Ghana is expected to experience relatively minor economic disruption from the new US tariffs, according to a report by Fitch Solutions. The country is ranked 42nd in Sub-Saharan Africa in terms of exposure to these tariff measures, indicating a limited impact on its economy. The US has imposed a 10% reciprocal tariff on Ghana, affecting industries like cocoa, textiles, and certain agricultural exports.
In its analysis, Fitch Solutions suggests that Ghana will be among the least affected nations in the region, with countries like the Democratic Republic of Congo, Somalia, São Tomé and Príncipe, Niger, and Eritrea set to face the most significant economic challenges. Equatorial Guinea is expected to see the least impact from the new tariffs, highlighting the varying levels of vulnerability across Sub-Saharan Africa.

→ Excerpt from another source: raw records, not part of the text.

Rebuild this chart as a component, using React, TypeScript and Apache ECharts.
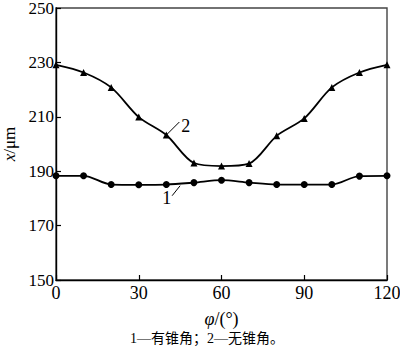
import React, { useEffect, useRef } from "react";
import * as echarts from "echarts";

const angles = [0, 10, 20, 30, 40, 50, 60, 70, 80, 90, 100, 110, 120];
const series1 = [188.3, 188.3, 185.1, 185.0, 185.1, 185.8, 186.7, 185.8, 185.1, 185.1, 185.1, 188.2, 188.3];
const series2 = [229.1, 226.3, 220.8, 209.9, 203.3, 193.0, 191.9, 192.8, 203.0, 209.4, 220.8, 226.3, 229.1];
const xTicks = [0, 30, 60, 90, 120];
const yTicks = [150, 170, 190, 210, 230, 250];
const caption = "1—有锥角；2—无锥角。";

const serif = "Liberation Serif, Times New Roman, Noto Sans CJK SC, serif";

export default function App() {
  const ref = useRef<HTMLDivElement>(null);
  useEffect(() => {
    if (!ref.current) return;
    const chart = echarts.init(ref.current, null, { renderer: "svg" });
    const axisLine = { show: true, lineStyle: { color: "#000", width: 1.4 } };
    chart.setOption({
      animation: false,
      backgroundColor: "#fff",
      textStyle: { fontFamily: serif },
      grid: {
        left: 56, right: 13, top: 8, bottom: 70,
        containLabel: false, outerBoundsMode: "none",
        show: true, borderColor: "#444", borderWidth: 1.4,
      },
      xAxis: {
        type: "value",
        min: xTicks[0],
        max: xTicks[xTicks.length - 1],
        interval: 30,
        axisLine,
        axisTick: { show: true, inside: true, length: 5, lineStyle: { color: "#000", width: 1.2 } },
        splitLine: { show: false },
        axisLabel: { color: "#000", fontFamily: serif, fontSize: 18, margin: 4 },
        name: "{i|φ}/(°)",
        nameLocation: "middle",
        nameGap: 30,
        nameTextStyle: {
          color: "#000", fontFamily: serif, fontSize: 18, lineHeight: 18,
          rich: { i: { fontStyle: "italic", fontFamily: serif, fontSize: 18, lineHeight: 18, color: "#000" } },
        },
      },
      yAxis: {
        type: "value",
        min: yTicks[0],
        max: yTicks[yTicks.length - 1],
        interval: 20,
        axisLine,
        axisTick: { show: true, inside: true, length: 5, lineStyle: { color: "#000", width: 1.2 } },
        splitLine: { show: false },
        axisLabel: { color: "#000", fontFamily: serif, fontSize: 17, margin: 2 },
        name: "{i|x}/μm",
        nameLocation: "middle",
        nameGap: 33,
        nameTextStyle: {
          color: "#000", fontFamily: serif, fontSize: 17, lineHeight: 17,
          rich: { i: { fontStyle: "italic", fontFamily: serif, fontSize: 17, lineHeight: 17, color: "#000" } },
        },
      },
      series: [
        {
          type: "line",
          smooth: 0.3,
          data: angles.map((a, i) => [a, series1[i]]),
          symbol: "circle",
          symbolSize: 7,
          lineStyle: { color: "#000", width: 1.8 },
          itemStyle: { color: "#000" },
        },
        {
          type: "line",
          smooth: 0.3,
          data: angles.map((a, i) => [a, series2[i]]),
          symbol: "triangle",
          symbolSize: 7,
          lineStyle: { color: "#000", width: 1.8 },
          itemStyle: { color: "#000" },
        },
      ],
    });
    const p2 = chart.convertToPixel({ gridIndex: 0 }, [40, series2[4]]) as number[];
    const p1 = chart.convertToPixel({ gridIndex: 0 }, [45, 185.4]) as number[];
    chart.setOption({
      graphic: [
        { type: "line", shape: { x1: p2[0], y1: p2[1], x2: p2[0] + 13, y2: p2[1] - 13 }, style: { stroke: "#000", lineWidth: 1 } },
        { type: "text", x: p2[0] + 15, y: p2[1] - 9, style: { text: "2", font: `18px ${serif}`, fill: "#000", textVerticalAlign: "middle" } },
        { type: "line", shape: { x1: p1[0], y1: p1[1] + 2, x2: p1[0] - 8, y2: p1[1] + 12 }, style: { stroke: "#000", lineWidth: 1 } },
        { type: "text", x: p1[0] - 9, y: p1[1] + 14, style: { text: "1", font: `18px ${serif}`, fill: "#000", textAlign: "right", textVerticalAlign: "middle" } },
        { type: "text", x: 207, y: 338, style: { text: caption, font: `14px ${serif}`, fill: "#000", textAlign: "center", textVerticalAlign: "middle" } },
      ],
    });
    return () => chart.dispose();
  }, []);
  return <div ref={ref} style={{ width: 400, height: 350, position: "absolute", left: 0, top: 0 }} />;
}
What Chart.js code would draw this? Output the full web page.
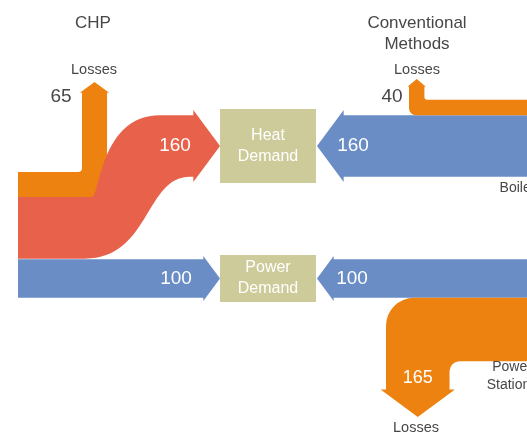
<!DOCTYPE html>
<html>
<head>
<meta charset="utf-8">
<script src="https://cdn.jsdelivr.net/npm/chart.js@4.4.1/dist/chart.umd.min.js"></script>
<style>
    html, body { margin: 0; padding: 0; background: #fff; }
    #wrap { width: 527px; height: 433px; position: relative; }
</style>
</head>
<body>
<div id="wrap"><canvas id="sankey"></canvas></div>
<script>
// Data: flows per source (values as printed)
const chpFlows = ['Losses', 'Heat Demand', 'Power Demand'];
const chpValues = [65, 160, 100];
const boilerFlows = ['Losses', 'Heat Demand'];
const boilerValues = [40, 160];
const stationFlows = ['Power Demand', 'Losses'];
const stationValues = [100, 165];
const demandLabels = [['Heat', 'Demand'], ['Power', 'Demand']];
const sourceTitles = [['CHP'], ['Conventional', 'Methods']];

// Colours
const ORANGE = '#ee8210';
const RED = '#e8614b';
const BLUE = '#6a8dc5';
const KHAKI = '#cdcb99';
const TEXT = '#474747';

const K = 0.385; // band thickness per unit of value
const th = v => v * K;
const head = t => {
    const e = Math.max(1.5, t * 0.085);
    return { e: e, len: (t + 2 * e) * 0.37 };
};

const FONT = '"Liberation Sans", Arial, Helvetica, sans-serif';

function drawSankey(chart) {
    const ctx = chart.ctx;
    const xs = chart.scales.x, ys = chart.scales.y;
    const X = v => xs.getPixelForValue(v);
    const Y = v => ys.getPixelForValue(v);

    function shape(color, build) {
        ctx.beginPath();
        build({
            m: (x, y) => ctx.moveTo(X(x), Y(y)),
            l: (x, y) => ctx.lineTo(X(x), Y(y)),
            c: (a, b, c2, d, x, y) => ctx.bezierCurveTo(X(a), Y(b), X(c2), Y(d), X(x), Y(y)),
            r: (a, b, x, y, rad) => ctx.arcTo(X(a), Y(b), X(x), Y(y), rad)
        });
        ctx.closePath();
        ctx.fillStyle = color;
        ctx.fill();
    }

    function text(lines, x, y, size, color, gap) {
        ctx.fillStyle = color;
        ctx.font = size + 'px ' + FONT;
        ctx.textAlign = 'center';
        ctx.textBaseline = 'middle';
        lines.forEach((s, i) => ctx.fillText(s, X(x), Y(y + i * (gap || 0))));
    }

    const LEFT = xs.min + 18, RIGHT = xs.max;
    const boxX0 = 220, boxX1 = 316;
    const heatMid = 146, powerMid = 278.5;

    // --- CHP side ---
    const chpTop = 172;
    const tLoss = th(chpValues[0]);
    const tHeat = th(chpValues[1]);
    const tPow = th(chpValues[2]);

    // losses (orange, up)
    {
        const y0 = chpTop, y1 = chpTop + tLoss;
        const x0 = 82, x1 = x0 + tLoss;
        const h = head(tLoss), tip = 82, base = tip + h.len;
        shape(ORANGE, p => {
            p.m(LEFT, y0);
            p.r(x0, y0, x0, base, 4);
            p.l(x0, base);
            p.l(x0 - h.e, base);
            p.l((x0 + x1) / 2, tip);
            p.l(x1 + h.e, base);
            p.l(x1, base);
            p.l(x1, y1);
            p.l(LEFT, y1);
        });
        text([String(chpValues[0])], 61, 97, 19, TEXT);
        text(['Losses'], 94, 70, 14.5, TEXT);
    }

    // heat (red S-curve)
    {
        const a0 = chpTop + tLoss, a1 = a0 + tHeat;
        const b0 = heatMid - tHeat / 2, b1 = heatMid + tHeat / 2;
        const h = head(tHeat), tip = boxX0, base = tip - h.len;
        shape(RED, p => {
            p.m(LEFT, a0);
            p.l(92, a0);
            p.c(100, a0, 100, b0, 160, b0);
            p.l(base, b0);
            p.l(base, b0 - h.e);
            p.l(tip, heatMid);
            p.l(base, b1 + h.e);
            p.l(base, b1);
            p.l(190, b1);
            p.c(145, b1, 150, a1, 85, a1);
            p.l(LEFT, a1);
        });
        text([String(chpValues[1])], 175, heatMid, 19, '#ffffff');
    }

    // power (blue, right)
    {
        const y0 = powerMid - tPow / 2, y1 = powerMid + tPow / 2;
        const h = head(tPow), tip = boxX0, base = tip - h.len;
        shape(BLUE, p => {
            p.m(LEFT, y0);
            p.l(base, y0);
            p.l(base, y0 - h.e);
            p.l(tip, powerMid);
            p.l(base, y1 + h.e);
            p.l(base, y1);
            p.l(LEFT, y1);
        });
        text([String(chpValues[2])], 176, powerMid, 19, '#ffffff');
    }

    // --- Conventional side: boilers ---
    const tBLoss = th(boilerValues[0]);
    const tBHeat = th(boilerValues[1]);
    {
        const y0 = heatMid - tBHeat / 2, y1 = heatMid + tBHeat / 2;
        const h = head(tBHeat), tip = boxX1 + 1, base = tip + h.len;
        shape(BLUE, p => {
            p.m(RIGHT, y0);
            p.l(base, y0);
            p.l(base, y0 - h.e);
            p.l(tip, heatMid);
            p.l(base, y1 + h.e);
            p.l(base, y1);
            p.l(RIGHT, y1);
        });
        text([String(boilerValues[1])], 353, heatMid, 19, '#ffffff');
    }
    {
        const y1 = heatMid - tBHeat / 2, y0 = y1 - tBLoss;
        const x0 = 409, x1 = x0 + tBLoss;
        const h = head(tBLoss), tip = 79, base = tip + h.len + 1;
        shape(ORANGE, p => {
            p.m(RIGHT, y0);
            p.r(x1, y0, x1, base, 3);
            p.l(x1, base);
            p.l(x1 + h.e, base);
            p.l((x0 + x1) / 2, tip);
            p.l(x0 - h.e, base);
            p.l(x0, base);
            p.r(x0, y1, RIGHT, y1, 7);
            p.l(RIGHT, y1);
        });
        text([String(boilerValues[0])], 392, 97, 19, TEXT);
        text(['Losses'], 417, 70, 14.5, TEXT);
    }

    // --- Conventional side: power stations ---
    const tSPow = th(stationValues[0]);
    const tSLoss = th(stationValues[1]);
    {
        const y0 = powerMid - tSPow / 2, y1 = powerMid + tSPow / 2;
        const h = head(tSPow), tip = boxX1 + 1, base = tip + h.len;
        shape(BLUE, p => {
            p.m(RIGHT, y0);
            p.l(base, y0);
            p.l(base, y0 - h.e);
            p.l(tip, powerMid);
            p.l(base, y1 + h.e);
            p.l(base, y1);
            p.l(RIGHT, y1);
        });
        text([String(stationValues[0])], 352, powerMid, 19, '#ffffff');
    }
    {
        const y0 = powerMid + tSPow / 2, y1 = y0 + tSLoss;
        const x0 = 386, x1 = x0 + tSLoss;
        const h = head(tSLoss), tip = 417, base = tip - h.len;
        shape(ORANGE, p => {
            p.m(RIGHT, y0);
            p.r(x0, y0, x0, base, 28);
            p.l(x0, base);
            p.l(x0 - h.e, base);
            p.l((x0 + x1) / 2, tip);
            p.l(x1 + h.e, base);
            p.l(x1, base);
            p.r(x1, y1, RIGHT, y1, 10);
            p.l(RIGHT, y1);
        });
        text([String(stationValues[1])], (x0 + x1) / 2, 378, 18, '#ffffff');
        text(['Losses'], 416, 428, 14.5, TEXT);
    }

    // --- demand boxes ---
    [[heatMid, tHeat], [powerMid, tPow]].forEach(([mid, t], i) => {
        const half = t / 2 + head(t).e + 1;
        shape(KHAKI, p => {
            p.m(boxX0, mid - half);
            p.l(boxX1, mid - half);
            p.l(boxX1, mid + half);
            p.l(boxX0, mid + half);
        });
        text(demandLabels[i], (boxX0 + boxX1) / 2, mid - 10.5, 16, '#ffffff', 21);
    });

    // --- titles and source labels ---
    text(sourceTitles[0], 93, 23, 17, TEXT);
    text(sourceTitles[1], 417, 23, 17, TEXT, 21);
    text(['Boilers'], 521, 188, 14, TEXT);
    text(['Power', 'Stations'], 512, 367, 14, TEXT, 18);
}

const ctx = document.getElementById('sankey').getContext('2d');
const sankeyChart = new Chart(ctx, {
    type: 'scatter',
    data: { datasets: [{ data: [] }] },
    options: {
        responsive: true,
        maintainAspectRatio: false,
        animation: false,
        layout: { padding: 0 },
        plugins: { legend: { display: false }, tooltip: { enabled: false } },
        scales: {
            x: { type: 'linear', min: 0, max: 527, display: false },
            y: { type: 'linear', min: 0, max: 433, reverse: true, display: false }
        }
    },
    plugins: [{ id: 'sankeyFlows', afterDraw: drawSankey }]
});
</script>
</body>
</html>
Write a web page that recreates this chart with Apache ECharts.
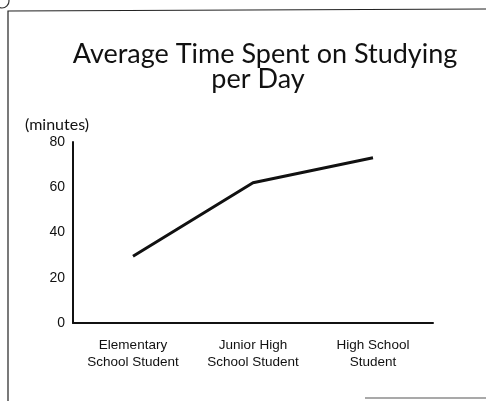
<!DOCTYPE html>
<html><head><meta charset="utf-8">
<script src="https://cdn.jsdelivr.net/npm/echarts@6/dist/echarts.min.js"></script>
<style>html,body{margin:0;padding:0;background:#fff}#c{width:486px;height:401px}</style>
</head><body><div id="c"></div>
<script>
const categories = ['Elementary\nSchool Student', 'Junior High\nSchool Student', 'High School\nStudent'];
const minutes = [29.5, 62, 73];
const yTicks = [0, 20, 40, 60, 80];
const titleLines = ['Average Time Spent on Studying', 'per Day'];

const chart = echarts.init(document.getElementById('c'));
chart.setOption({
  animation: false,
  backgroundColor: '#fff',
  graphic: [
    { type: 'polyline', shape: { points: [[8, 401], [8, 11], [486, 9]] }, style: { stroke: '#222', lineWidth: 1.2, fill: null } },
    { type: 'line', shape: { x1: 365, y1: 398, x2: 486, y2: 398 }, style: { stroke: '#555', lineWidth: 1.2 } },
    { type: 'circle', shape: { cx: 2, cy: 1, r: 7 }, style: { stroke: '#333', lineWidth: 1.2, fill: null } },
    { type: 'text', x: 265, y: 41, style: { text: titleLines[0], font: '27px Lato', fill: '#111', align: 'center' } },
    { type: 'text', x: 258, y: 66, style: { text: titleLines[1], font: '27px Lato', fill: '#111', align: 'center' } },
    { type: 'text', x: 25, y: 117, style: { text: '(minutes)', font: '16px Lato', fill: '#111' } }
  ],
  grid: { left: 73, top: 142, right: 53, bottom: 78 },
  xAxis: {
    type: 'category', data: categories, boundaryGap: true,
    axisLine: { lineStyle: { color: '#111', width: 2 } },
    axisTick: { show: false },
    axisLabel: { interval: 0, hideOverlap: false, fontFamily: 'Liberation Sans', fontSize: 13.5, color: '#111', margin: 14, lineHeight: 17 }
  },
  yAxis: {
    type: 'value', min: yTicks[0], max: yTicks[yTicks.length - 1], interval: 20,
    axisLine: { show: true, lineStyle: { color: '#111', width: 2 } },
    axisTick: { show: false },
    splitLine: { show: false },
    axisLabel: { fontFamily: 'Liberation Sans', fontSize: 14, color: '#111', margin: 8 }
  },
  series: [{
    type: 'line', data: minutes, symbol: 'none',
    lineStyle: { color: '#111', width: 3 }
  }]
});
</script></body></html>
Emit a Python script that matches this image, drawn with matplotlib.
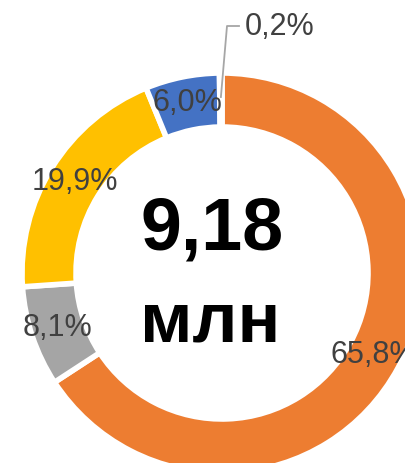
import numpy as np
import matplotlib
matplotlib.use("Agg")
import matplotlib.pyplot as plt

plt.rcParams['font.family'] = ['Liberation Sans', 'DejaVu Sans']

labels = ["65,8%", "8,1%", "19,9%", "6,0%", "0,2%"]
values = [65.8, 8.1, 19.9, 6.0, 0.2]
colors = ["#ED7D31", "#A5A5A5", "#FFC000", "#4472C4", "#5B9BD5"]
center_value = "9,18"
center_unit = "млн"

W, H = 406, 463
fig = plt.figure(figsize=(W / 100, H / 100), dpi=100)
cx, cy, R = 222, 273, 200  # pixel center (from top) and outer radius
ax = fig.add_axes([(cx - R) / W, (H - cy - R) / H, 2 * R / W, 2 * R / H])
ax.axis('off')

wedges, _ = ax.pie(values, colors=colors, startangle=90, counterclock=False,
                   radius=1.0, center=(0, 0),
                   wedgeprops=dict(width=0.27, edgecolor='white', linewidth=4))
ax.set_xlim(-1, 1)
ax.set_ylim(-1, 1)

txtc = "#404040"
fs = 22
for w, lab in zip(wedges[:4], labels[:4]):
    ang = np.deg2rad((w.theta1 + w.theta2) / 2)
    r = 0.865
    ax.text(r * np.cos(ang), r * np.sin(ang), lab, ha='center', va='center',
            fontsize=fs, color=txtc, clip_on=False)

# small slice label with leader line
w = wedges[4]
ang = np.deg2rad((w.theta1 + w.theta2) / 2)
px, py = np.cos(ang) * 0.88, np.sin(ang) * 0.88
ax.plot([px, 0.025, 0.085], [py, 1.235, 1.235], color="#A6A6A6", lw=1.3,
        clip_on=False)
ax.text(0.115, 1.23, labels[4], ha='left', va='center', fontsize=fs,
        color=txtc, clip_on=False)

ax.text(-0.05, 0.215, center_value, ha='center', va='center', fontsize=53,
        fontweight='bold', color='black')
ax.text(-0.06, -0.25, center_unit, ha='center', va='center', fontsize=51,
        fontweight='bold', color='black')

fig.savefig("out.png", dpi=100)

Despite President Trump’s decision to scale back broader tariff measures, Fitch warns that the region could still face economic headwinds. The report points out the ongoing pressure on energy-reliant economies in Sub-Saharan Africa, especially with the current instability in global oil prices. Brent crude prices have fallen by about 14.9% since early April 2025, with fears of a global economic slowdown further affecting oil-exporting nations.
The situation remains uncertain as the tariffs and global economic factors continue to unfold. While Ghana’s exposure to these new tariffs is relatively small, broader regional challenges, particularly for oil-exporting countries, may still contribute to economic instability in Sub-Saharan Africa.